» **What the task asks**
Every record here needs to be written out again exactly.

++++ Record set ++++

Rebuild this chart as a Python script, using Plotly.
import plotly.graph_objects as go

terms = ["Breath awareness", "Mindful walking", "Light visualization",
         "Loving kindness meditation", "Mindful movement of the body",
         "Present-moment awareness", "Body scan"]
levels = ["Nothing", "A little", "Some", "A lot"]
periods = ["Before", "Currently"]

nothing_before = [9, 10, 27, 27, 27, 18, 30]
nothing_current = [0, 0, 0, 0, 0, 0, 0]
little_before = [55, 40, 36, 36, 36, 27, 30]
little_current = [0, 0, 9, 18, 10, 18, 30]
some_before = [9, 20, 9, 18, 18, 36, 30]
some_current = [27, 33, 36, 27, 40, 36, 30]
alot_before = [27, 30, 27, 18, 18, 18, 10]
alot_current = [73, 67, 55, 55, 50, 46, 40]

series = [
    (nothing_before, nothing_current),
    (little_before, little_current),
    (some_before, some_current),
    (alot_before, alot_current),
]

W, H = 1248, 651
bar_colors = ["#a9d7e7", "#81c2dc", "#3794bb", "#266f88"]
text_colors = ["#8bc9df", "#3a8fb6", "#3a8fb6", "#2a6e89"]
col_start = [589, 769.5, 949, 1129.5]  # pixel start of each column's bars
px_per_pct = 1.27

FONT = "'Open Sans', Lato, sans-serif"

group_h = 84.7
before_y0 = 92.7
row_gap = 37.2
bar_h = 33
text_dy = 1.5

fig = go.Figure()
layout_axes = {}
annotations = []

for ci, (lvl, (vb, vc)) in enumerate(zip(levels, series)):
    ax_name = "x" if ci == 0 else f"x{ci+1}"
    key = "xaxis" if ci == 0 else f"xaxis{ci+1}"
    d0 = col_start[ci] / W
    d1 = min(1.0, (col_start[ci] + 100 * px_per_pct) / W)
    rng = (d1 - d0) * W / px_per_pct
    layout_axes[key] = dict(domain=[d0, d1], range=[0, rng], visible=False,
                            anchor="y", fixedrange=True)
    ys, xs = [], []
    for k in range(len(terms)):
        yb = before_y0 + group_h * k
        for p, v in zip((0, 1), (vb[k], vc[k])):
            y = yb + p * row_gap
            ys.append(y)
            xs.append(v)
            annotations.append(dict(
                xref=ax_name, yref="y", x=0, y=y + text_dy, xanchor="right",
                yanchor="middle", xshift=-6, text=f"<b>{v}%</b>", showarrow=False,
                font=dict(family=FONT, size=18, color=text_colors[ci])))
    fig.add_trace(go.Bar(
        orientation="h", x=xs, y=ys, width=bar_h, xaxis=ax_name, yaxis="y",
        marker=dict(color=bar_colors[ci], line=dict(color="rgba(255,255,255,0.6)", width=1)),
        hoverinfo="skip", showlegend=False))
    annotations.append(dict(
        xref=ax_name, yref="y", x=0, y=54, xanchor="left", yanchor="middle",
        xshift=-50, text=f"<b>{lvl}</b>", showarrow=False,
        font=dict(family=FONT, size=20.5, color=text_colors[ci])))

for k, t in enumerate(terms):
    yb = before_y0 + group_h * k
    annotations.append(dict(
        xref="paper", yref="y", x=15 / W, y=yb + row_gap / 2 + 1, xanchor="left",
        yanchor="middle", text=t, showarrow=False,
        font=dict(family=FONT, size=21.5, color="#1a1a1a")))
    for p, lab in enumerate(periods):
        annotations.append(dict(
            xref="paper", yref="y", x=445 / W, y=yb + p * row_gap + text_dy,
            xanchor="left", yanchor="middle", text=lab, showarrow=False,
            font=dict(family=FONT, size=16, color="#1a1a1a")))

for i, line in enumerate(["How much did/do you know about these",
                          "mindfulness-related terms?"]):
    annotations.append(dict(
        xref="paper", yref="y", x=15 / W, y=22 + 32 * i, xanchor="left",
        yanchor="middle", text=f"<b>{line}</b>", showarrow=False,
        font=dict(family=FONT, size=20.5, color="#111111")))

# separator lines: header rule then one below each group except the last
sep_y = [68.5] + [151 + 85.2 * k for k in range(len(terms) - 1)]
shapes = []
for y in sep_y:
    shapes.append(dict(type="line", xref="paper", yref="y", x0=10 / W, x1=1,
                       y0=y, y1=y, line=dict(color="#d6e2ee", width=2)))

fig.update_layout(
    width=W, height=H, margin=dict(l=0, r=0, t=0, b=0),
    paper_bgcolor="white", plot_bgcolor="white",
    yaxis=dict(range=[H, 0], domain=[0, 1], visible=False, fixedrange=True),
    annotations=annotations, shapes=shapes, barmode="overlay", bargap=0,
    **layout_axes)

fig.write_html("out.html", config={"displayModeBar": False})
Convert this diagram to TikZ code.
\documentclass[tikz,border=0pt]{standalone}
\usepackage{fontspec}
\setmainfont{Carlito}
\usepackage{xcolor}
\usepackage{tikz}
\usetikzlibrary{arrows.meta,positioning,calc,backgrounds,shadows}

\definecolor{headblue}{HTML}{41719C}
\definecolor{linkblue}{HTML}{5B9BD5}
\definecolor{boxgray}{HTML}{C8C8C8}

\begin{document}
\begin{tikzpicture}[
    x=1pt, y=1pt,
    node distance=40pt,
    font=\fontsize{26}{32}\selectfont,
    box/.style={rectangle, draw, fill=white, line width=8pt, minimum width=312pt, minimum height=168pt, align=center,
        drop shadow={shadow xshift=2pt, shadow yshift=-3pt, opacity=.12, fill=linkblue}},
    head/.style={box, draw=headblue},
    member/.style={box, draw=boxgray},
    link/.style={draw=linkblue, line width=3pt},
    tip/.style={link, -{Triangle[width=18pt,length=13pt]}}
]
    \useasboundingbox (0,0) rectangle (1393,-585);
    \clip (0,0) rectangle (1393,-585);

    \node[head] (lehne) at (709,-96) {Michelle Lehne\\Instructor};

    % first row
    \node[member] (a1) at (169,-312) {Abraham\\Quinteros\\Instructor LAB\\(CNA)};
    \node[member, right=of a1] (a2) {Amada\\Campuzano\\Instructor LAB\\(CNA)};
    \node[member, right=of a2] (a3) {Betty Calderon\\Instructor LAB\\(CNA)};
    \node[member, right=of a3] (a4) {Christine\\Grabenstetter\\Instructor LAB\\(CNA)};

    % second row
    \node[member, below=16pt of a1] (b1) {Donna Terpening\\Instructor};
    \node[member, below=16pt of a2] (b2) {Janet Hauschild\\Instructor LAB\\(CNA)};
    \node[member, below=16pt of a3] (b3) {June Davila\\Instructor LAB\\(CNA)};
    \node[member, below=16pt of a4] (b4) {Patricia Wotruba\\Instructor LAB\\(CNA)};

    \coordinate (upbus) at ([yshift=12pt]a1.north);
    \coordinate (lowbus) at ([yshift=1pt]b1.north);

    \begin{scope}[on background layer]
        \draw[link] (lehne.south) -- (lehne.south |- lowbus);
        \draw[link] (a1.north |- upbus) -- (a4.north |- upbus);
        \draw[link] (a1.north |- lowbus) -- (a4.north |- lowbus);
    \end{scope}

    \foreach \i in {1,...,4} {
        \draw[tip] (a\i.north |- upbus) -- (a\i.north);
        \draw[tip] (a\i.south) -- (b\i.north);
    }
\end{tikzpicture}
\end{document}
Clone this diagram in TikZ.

++++

» **Reply to the task**
Rebuild this chart as a Python script, using Plotly.
import plotly.graph_objects as go

terms = ["Breath awareness", "Mindful walking", "Light visualization",
         "Loving kindness meditation", "Mindful movement of the body",
         "Present-moment awareness", "Body scan"]
levels = ["Nothing", "A little", "Some", "A lot"]
periods = ["Before", "Currently"]

nothing_before = [9, 10, 27, 27, 27, 18, 30]
nothing_current = [0, 0, 0, 0, 0, 0, 0]
little_before = [55, 40, 36, 36, 36, 27, 30]
little_current = [0, 0, 9, 18, 10, 18, 30]
some_before = [9, 20, 9, 18, 18, 36, 30]
some_current = [27, 33, 36, 27, 40, 36, 30]
alot_before = [27, 30, 27, 18, 18, 18, 10]
alot_current = [73, 67, 55, 55, 50, 46, 40]

series = [
    (nothing_before, nothing_current),
    (little_before, little_current),
    (some_before, some_current),
    (alot_before, alot_current),
]

W, H = 1248, 651
bar_colors = ["#a9d7e7", "#81c2dc", "#3794bb", "#266f88"]
text_colors = ["#8bc9df", "#3a8fb6", "#3a8fb6", "#2a6e89"]
col_start = [589, 769.5, 949, 1129.5]  # pixel start of each column's bars
px_per_pct = 1.27

FONT = "'Open Sans', Lato, sans-serif"

group_h = 84.7
before_y0 = 92.7
row_gap = 37.2
bar_h = 33
text_dy = 1.5

fig = go.Figure()
layout_axes = {}
annotations = []

for ci, (lvl, (vb, vc)) in enumerate(zip(levels, series)):
    ax_name = "x" if ci == 0 else f"x{ci+1}"
    key = "xaxis" if ci == 0 else f"xaxis{ci+1}"
    d0 = col_start[ci] / W
    d1 = min(1.0, (col_start[ci] + 100 * px_per_pct) / W)
    rng = (d1 - d0) * W / px_per_pct
    layout_axes[key] = dict(domain=[d0, d1], range=[0, rng], visible=False,
                            anchor="y", fixedrange=True)
    ys, xs = [], []
    for k in range(len(terms)):
        yb = before_y0 + group_h * k
        for p, v in zip((0, 1), (vb[k], vc[k])):
            y = yb + p * row_gap
            ys.append(y)
            xs.append(v)
            annotations.append(dict(
                xref=ax_name, yref="y", x=0, y=y + text_dy, xanchor="right",
                yanchor="middle", xshift=-6, text=f"<b>{v}%</b>", showarrow=False,
                font=dict(family=FONT, size=18, color=text_colors[ci])))
    fig.add_trace(go.Bar(
        orientation="h", x=xs, y=ys, width=bar_h, xaxis=ax_name, yaxis="y",
        marker=dict(color=bar_colors[ci], line=dict(color="rgba(255,255,255,0.6)", width=1)),
        hoverinfo="skip", showlegend=False))
    annotations.append(dict(
        xref=ax_name, yref="y", x=0, y=54, xanchor="left", yanchor="middle",
        xshift=-50, text=f"<b>{lvl}</b>", showarrow=False,
        font=dict(family=FONT, size=20.5, color=text_colors[ci])))

for k, t in enumerate(terms):
    yb = before_y0 + group_h * k
    annotations.append(dict(
        xref="paper", yref="y", x=15 / W, y=yb + row_gap / 2 + 1, xanchor="left",
        yanchor="middle", text=t, showarrow=False,
        font=dict(family=FONT, size=21.5, color="#1a1a1a")))
    for p, lab in enumerate(periods):
        annotations.append(dict(
            xref="paper", yref="y", x=445 / W, y=yb + p * row_gap + text_dy,
            xanchor="left", yanchor="middle", text=lab, showarrow=False,
            font=dict(family=FONT, size=16, color="#1a1a1a")))

for i, line in enumerate(["How much did/do you know about these",
                          "mindfulness-related terms?"]):
    annotations.append(dict(
        xref="paper", yref="y", x=15 / W, y=22 + 32 * i, xanchor="left",
        yanchor="middle", text=f"<b>{line}</b>", showarrow=False,
        font=dict(family=FONT, size=20.5, color="#111111")))

# separator lines: header rule then one below each group except the last
sep_y = [68.5] + [151 + 85.2 * k for k in range(len(terms) - 1)]
shapes = []
for y in sep_y:
    shapes.append(dict(type="line", xref="paper", yref="y", x0=10 / W, x1=1,
                       y0=y, y1=y, line=dict(color="#d6e2ee", width=2)))

fig.update_layout(
    width=W, height=H, margin=dict(l=0, r=0, t=0, b=0),
    paper_bgcolor="white", plot_bgcolor="white",
    yaxis=dict(range=[H, 0], domain=[0, 1], visible=False, fixedrange=True),
    annotations=annotations, shapes=shapes, barmode="overlay", bargap=0,
    **layout_axes)

fig.write_html("out.html", config={"displayModeBar": False})
Convert this diagram to TikZ code.
\documentclass[tikz,border=0pt]{standalone}
\usepackage{fontspec}
\setmainfont{Carlito}
\usepackage{xcolor}
\usepackage{tikz}
\usetikzlibrary{arrows.meta,positioning,calc,backgrounds,shadows}

\definecolor{headblue}{HTML}{41719C}
\definecolor{linkblue}{HTML}{5B9BD5}
\definecolor{boxgray}{HTML}{C8C8C8}

\begin{document}
\begin{tikzpicture}[
    x=1pt, y=1pt,
    node distance=40pt,
    font=\fontsize{26}{32}\selectfont,
    box/.style={rectangle, draw, fill=white, line width=8pt, minimum width=312pt, minimum height=168pt, align=center,
        drop shadow={shadow xshift=2pt, shadow yshift=-3pt, opacity=.12, fill=linkblue}},
    head/.style={box, draw=headblue},
    member/.style={box, draw=boxgray},
    link/.style={draw=linkblue, line width=3pt},
    tip/.style={link, -{Triangle[width=18pt,length=13pt]}}
]
    \useasboundingbox (0,0) rectangle (1393,-585);
    \clip (0,0) rectangle (1393,-585);

    \node[head] (lehne) at (709,-96) {Michelle Lehne\\Instructor};

    % first row
    \node[member] (a1) at (169,-312) {Abraham\\Quinteros\\Instructor LAB\\(CNA)};
    \node[member, right=of a1] (a2) {Amada\\Campuzano\\Instructor LAB\\(CNA)};
    \node[member, right=of a2] (a3) {Betty Calderon\\Instructor LAB\\(CNA)};
    \node[member, right=of a3] (a4) {Christine\\Grabenstetter\\Instructor LAB\\(CNA)};

    % second row
    \node[member, below=16pt of a1] (b1) {Donna Terpening\\Instructor};
    \node[member, below=16pt of a2] (b2) {Janet Hauschild\\Instructor LAB\\(CNA)};
    \node[member, below=16pt of a3] (b3) {June Davila\\Instructor LAB\\(CNA)};
    \node[member, below=16pt of a4] (b4) {Patricia Wotruba\\Instructor LAB\\(CNA)};

    \coordinate (upbus) at ([yshift=12pt]a1.north);
    \coordinate (lowbus) at ([yshift=1pt]b1.north);

    \begin{scope}[on background layer]
        \draw[link] (lehne.south) -- (lehne.south |- lowbus);
        \draw[link] (a1.north |- upbus) -- (a4.north |- upbus);
        \draw[link] (a1.north |- lowbus) -- (a4.north |- lowbus);
    \end{scope}

    \foreach \i in {1,...,4} {
        \draw[tip] (a\i.north |- upbus) -- (a\i.north);
        \draw[tip] (a\i.south) -- (b\i.north);
    }
\end{tikzpicture}
\end{document}
Clone this diagram in TikZ.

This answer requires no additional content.